彼らは又、寺社の境内で縁起物を売り手数料を得ていましたし、祭礼の時は会場整理から露天商の取りまとめまで仕切っていました。
そう考えると、江戸時代のヤクザは神社や仏教寺院の経営に貢献していたわけで、日本の伝統的宗教を陰から支えていたことになりますね。
近代において、ヤクザが社会に貢献した例の一つは、戦争直後の新宿の焼け跡闇市でしょう。
終戦から3日目の新聞に、こんな広告が出たそうです。
「転換工場並びに企業家に急告! 平和産業の転換は勿論、その出来上がり製品は当方自発の”適正価格”で大量に引き受けに応ず・・ 新宿マーケット 関東尾津組」
中心人物だった尾津喜之助は、「光は新宿から」というスローガンを掲げて、終戦の8月20日(日にちには異説あり)には、新宿駅周辺の焼け跡にマーケットが立ち並びました。
また、当時無力となっていた警察の代りに新宿の治安を引き受けました。
もちろん不法占拠ですから、東京が復興すると共に小津組も新宿を追われることになりますが、終戦直後の混乱の時期に、「市」を立ち上げ運営できたのは彼らの力に拠るものです。
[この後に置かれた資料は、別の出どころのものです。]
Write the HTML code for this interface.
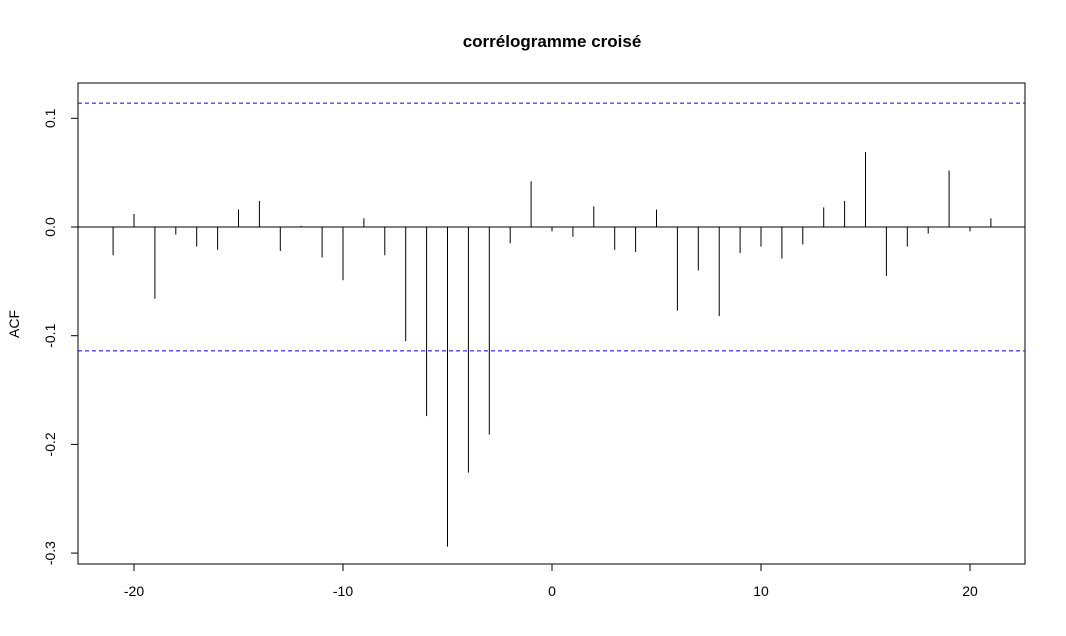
<!DOCTYPE html>
<html><head><meta charset="utf-8"><style>
html,body{margin:0;padding:0;background:#fff;}
svg{display:block;font-family:"Liberation Sans",sans-serif;}
</style></head><body>
<svg id="chart" width="1066" height="636">
<text x="552" y="47" text-anchor="middle" font-size="17" font-weight="bold">corrélogramme croisé</text>
<rect x="78" y="83" width="947" height="481" fill="none" stroke="#000"/>
<text transform="translate(19,324) rotate(-90)" text-anchor="middle" font-size="14">ACF</text>
<g id="marks"></g>
</svg>
<script>
const lags = [-21,-20,-19,-18,-17,-16,-15,-14,-13,-12,-11,-10,-9,-8,-7,-6,-5,-4,-3,-2,-1,0,1,2,3,4,5,6,7,8,9,10,11,12,13,14,15,16,17,18,19,20,21];
const acf = [-0.026,0.012,-0.066,-0.007,-0.018,-0.021,0.016,0.024,-0.022,0.001,-0.028,-0.049,0.008,-0.026,-0.105,-0.174,-0.294,-0.226,-0.191,-0.015,0.042,-0.004,-0.009,0.019,-0.021,-0.023,0.016,-0.077,-0.040,-0.082,-0.024,-0.018,-0.029,-0.016,0.018,0.024,0.069,-0.045,-0.018,-0.006,0.052,-0.004,0.008];
const xTicks = [-20,-10,0,10,20];
const yTicks = [-0.3,-0.2,-0.1,0.0,0.1];
const ciBound = 0.114;

const NS="http://www.w3.org/2000/svg";
const svg=document.getElementById('chart');
const X=v=>552+v*20.9;
const Y=v=>227-v*1087;
function el(tag,attrs,parent){const e=document.createElementNS(NS,tag);for(const k in attrs)e.setAttribute(k,attrs[k]);(parent||svg).appendChild(e);return e;}

// zero line
let z=el('line',{x1:78,x2:1025,y1:Y(0),y2:Y(0),stroke:'#000'});



// CI lines
[ciBound,-ciBound].forEach((c,i)=>{
  const l=el('line',{x1:78,x2:1025,y1:Y(c),y2:Y(c),stroke:'#0000ff','stroke-dasharray':'4,3'});
  
  
});

// bars
lags.forEach((g,i)=>{
  const l=el('line',{x1:X(g),x2:X(g),y1:Y(0),y2:Y(acf[i]),stroke:'#000'});
  
  
});

// x axis
const xa=el('line',{x1:X(-20),x2:X(20),y1:564,y2:564,stroke:'#000'});
xTicks.forEach(t=>{
  const tk=el('line',{x1:X(t),x2:X(t),y1:564,y2:571,stroke:'#000'});
  
  
  const tx=el('text',{x:X(t),y:596,'text-anchor':'middle','font-size':14});
  tx.textContent=String(t);
  
  
});
// y axis
yTicks.forEach(t=>{
  const tk=el('line',{x1:71,x2:78,y1:Y(t),y2:Y(t),stroke:'#000'});
  
  
  const tx=el('text',{transform:`translate(55,${Y(t)}) rotate(-90)`,'text-anchor':'middle','font-size':14});
  tx.textContent=t.toFixed(1);
  
  
});
</script>
</body></html>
その後新宿が、東京の商業と文化の中心地として発展したのは、ご承知の通りです。
しかし最近のヤクザは、何たるテイタラクであろうか。
銀行強盗だの偽札作りだの、単なる犯罪集団と化してしまいました。
11月8日に佐賀県武雄市の病院で、入院患者が何者かに射殺される事件が起きました。明らかに暴力団の抗争による人違い殺人と見られていますが、1週間経っても犯人が名乗り出てこない。人間として一片の良心が残っているのなら、直ちに出頭すべきです。
ヤクザの一分、矜持はどこに行ったのか。
こういう世の中に何の役にも立たない、反社会的な存在に成り下がったヤクザ連中には未来はありません。